FGD diadakan Pusat Studi Betawi UIA dan Pengurus Pusat Keluarga Mahasiswa Betawi (PP KMB). Selain Yasmine, kegiatan ini mengundang Ketua SC Kongres Majelis Amanat Persatuan Kaum Betawi (MAPKB), Zainudin; tokoh Betawi sekaligus hakim militer MA, Brigjen Marwan Suliandi; Kaprodi Magister Ilmu Politik UMJ, Lusi Andriyani, dan Ketua Umum PP KMB, Ihsan Wildan. Selain itu, Ketua MAPKB, Marullah Matali, sebagai Keynote Speaker, dan anggota DPD RI asal Jakarta, Dailami Firdaus, memberikan sambutan.
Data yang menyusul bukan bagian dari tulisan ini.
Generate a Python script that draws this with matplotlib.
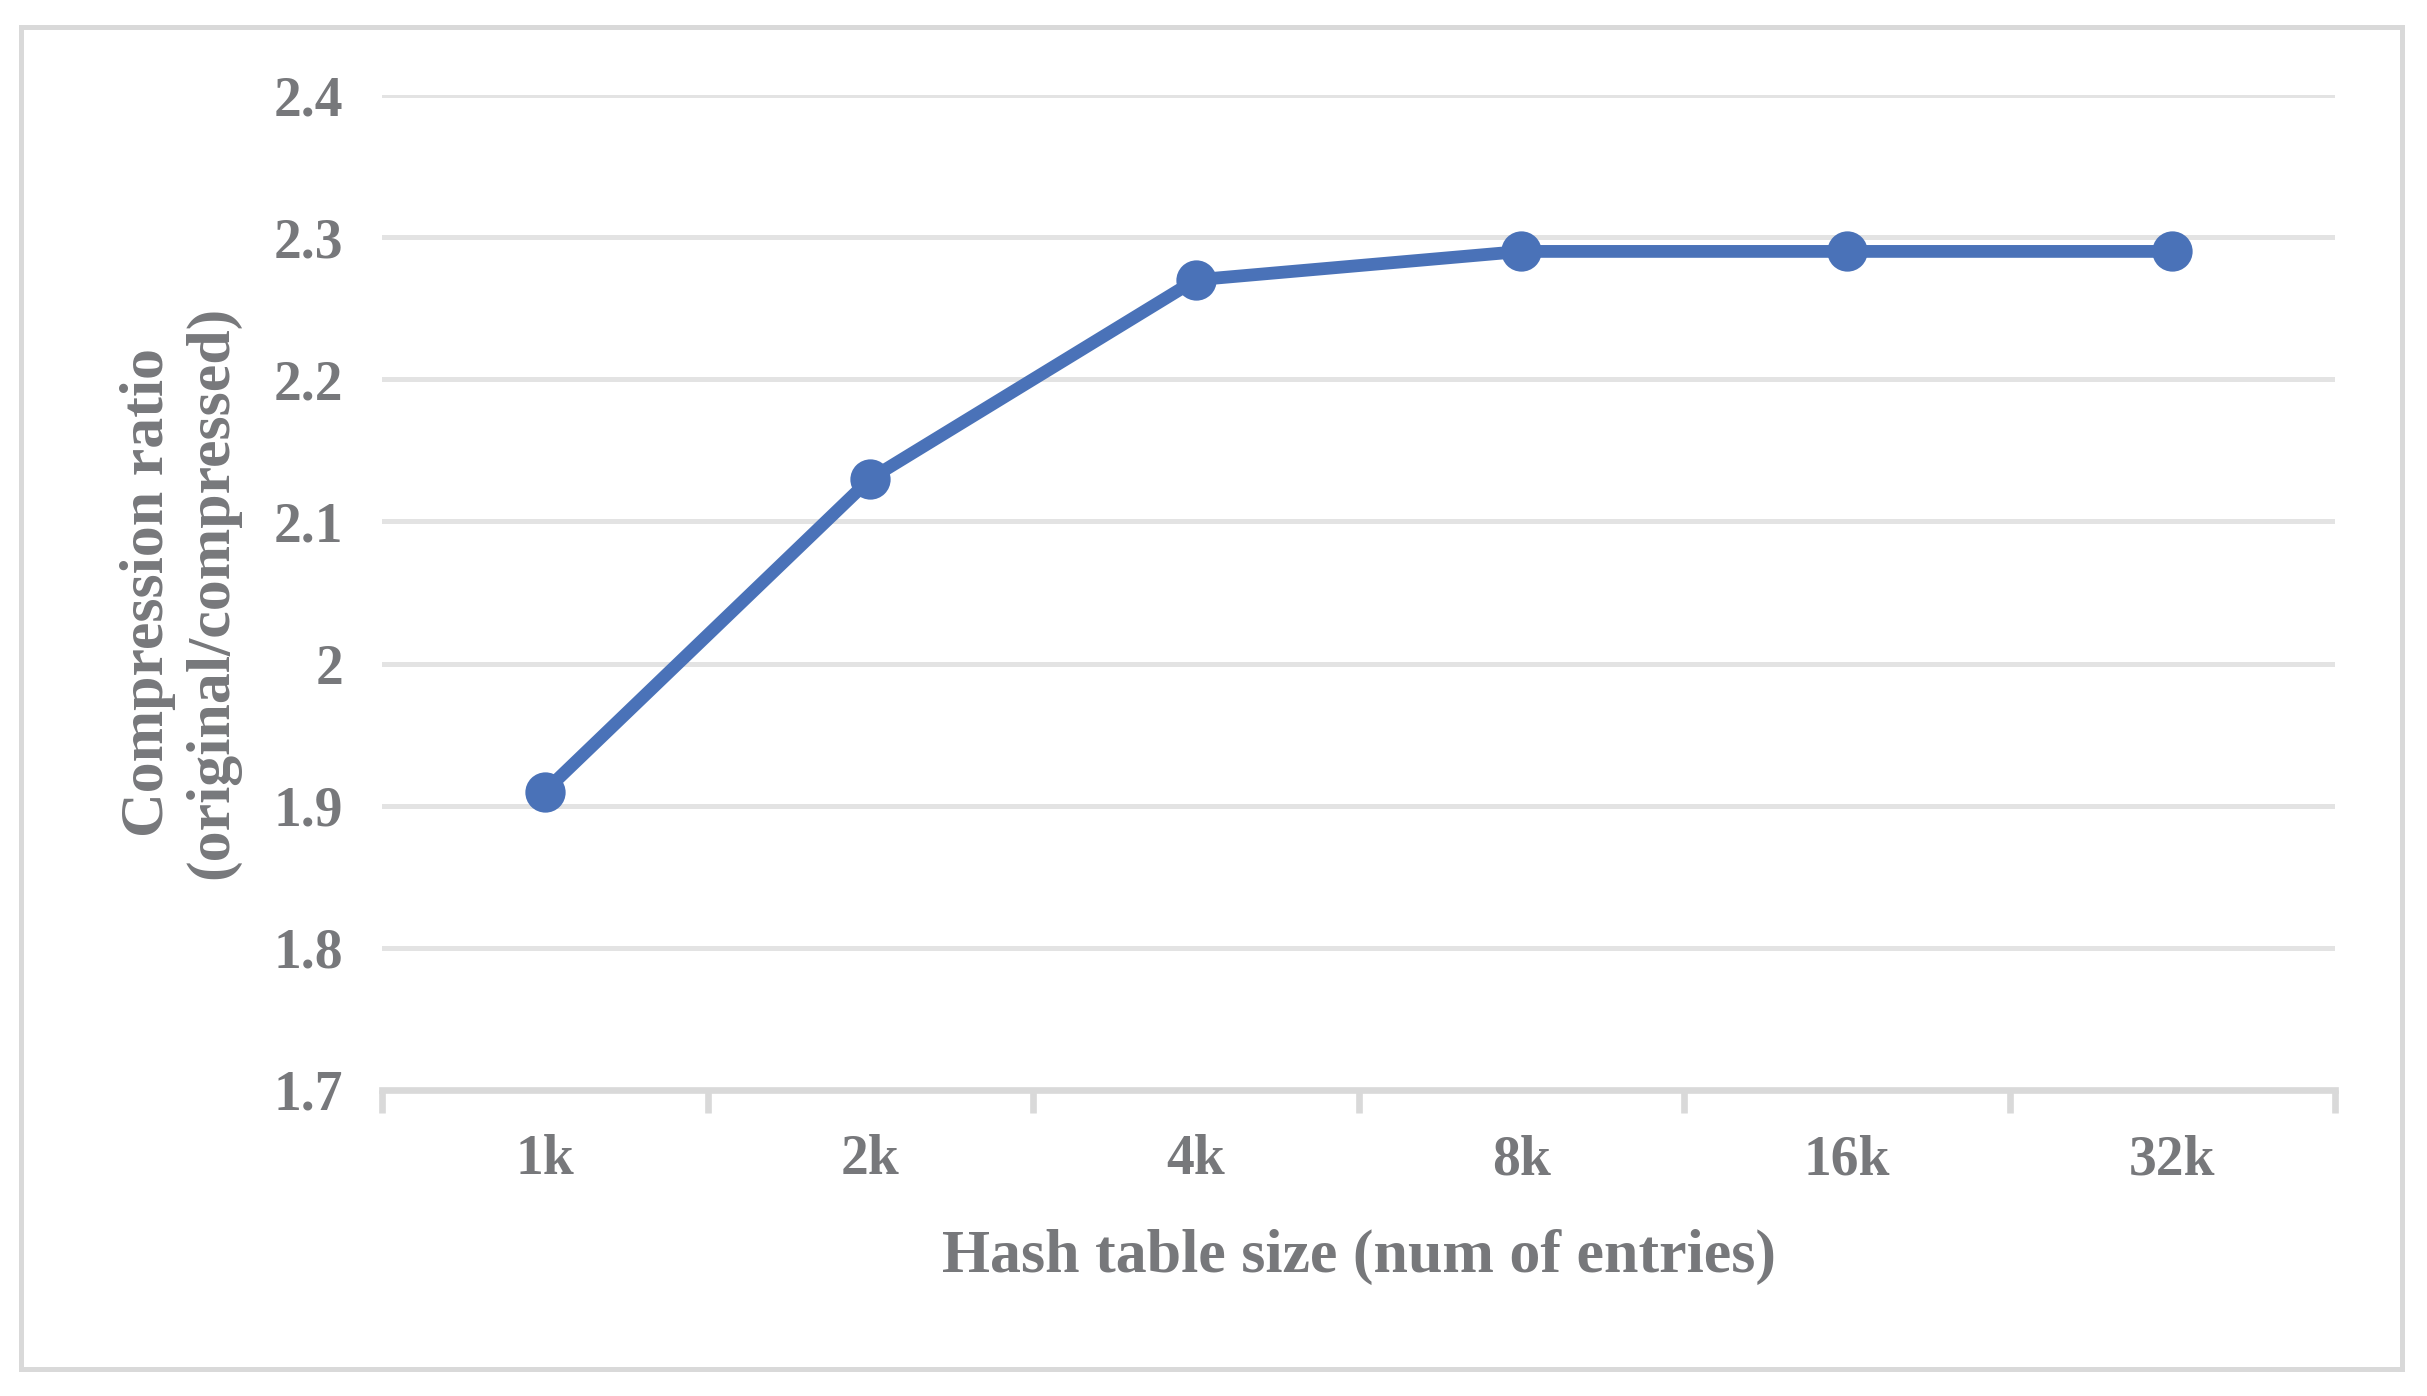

Sementara itu, Brigjen Marwan menyampaikan, Lembaga Adat Betawi akan menjadi ketahanan nasional secara budaya jika ditinjau dari perspektif ketahanan budaya. “Apalagi, Indonesia dan khususnya Jakarta, orang Betawi sudah terbiasai berinteraksi dengan budaya-budaya lain.”
Lusi melanjutkan, Lembaga Adat Betawi secara politik dapat dimaksimalkan untuk mengembangkan potensi-potensi yang dimiliki orang Betawi. Agar itu tercapai, dirinya menyarankan Lembaga Adat Betawi memperhatikan isu yang berkembang, terutama kebijakan-kebijakan yang mendukung berkembangnya institusi, dan menghindari konflik.
Adapun Zainudin menyampaikan, pihaknya tengah mempersiapkan berbagai kebutuhan untuk pembentukan Lembaga Adat Betawi. “Pembentukan lembaga adat akan dilakukan melalui kongres adat pada 9-10 Juni nanti,” ujarnya.
Dalam sambutannya, Dailami berpendapat, FGD ini bakal menjadi bagian dari rangkaian sejarah perjuangan masyarakat Betawi untuk maju dan bermartabat melalui masuknya Lembaga Adat Betawi dalam revisi UU 29/2007.
“Dalam Pasal 18B UUD 1945, negara mengakui dan menghormati kesatuan-kesatuan masyarakat hukum adat dan hak-hak tradisionalnya. Maka, apa yang kita perjuangkan ini, agar Lembaga Adat Betawi masuk di dalam revisi UU 29/2007, harus diakomodasi,” urainya.
Di sisi lain, Marullah mengajak warga Betawi, khususnya yang sedang menempuh pendidikan tinggi, agar tidak menyia-nyiakan kesempatan untuk mengembangkan budaya Betawi jika lembaga adat diakomodasi dalam beleid tersebut nantinya.
“Ini akan menjadi loncatan ke depan bagi anak- anak Betawi ke depan. Ibu kota yang baru akan ramai, tetapi Jakarta tidak akan pernah sepi,” ucapnya.
Sementara itu, Ihsan berharap mahasiswa Betawi kian bersemangat dalam pengembangan kebudayaannya ke depan. “Saya menginginkan untuk para mahasiswa Betawi tambah semangat bagi kemajuan Betawi.”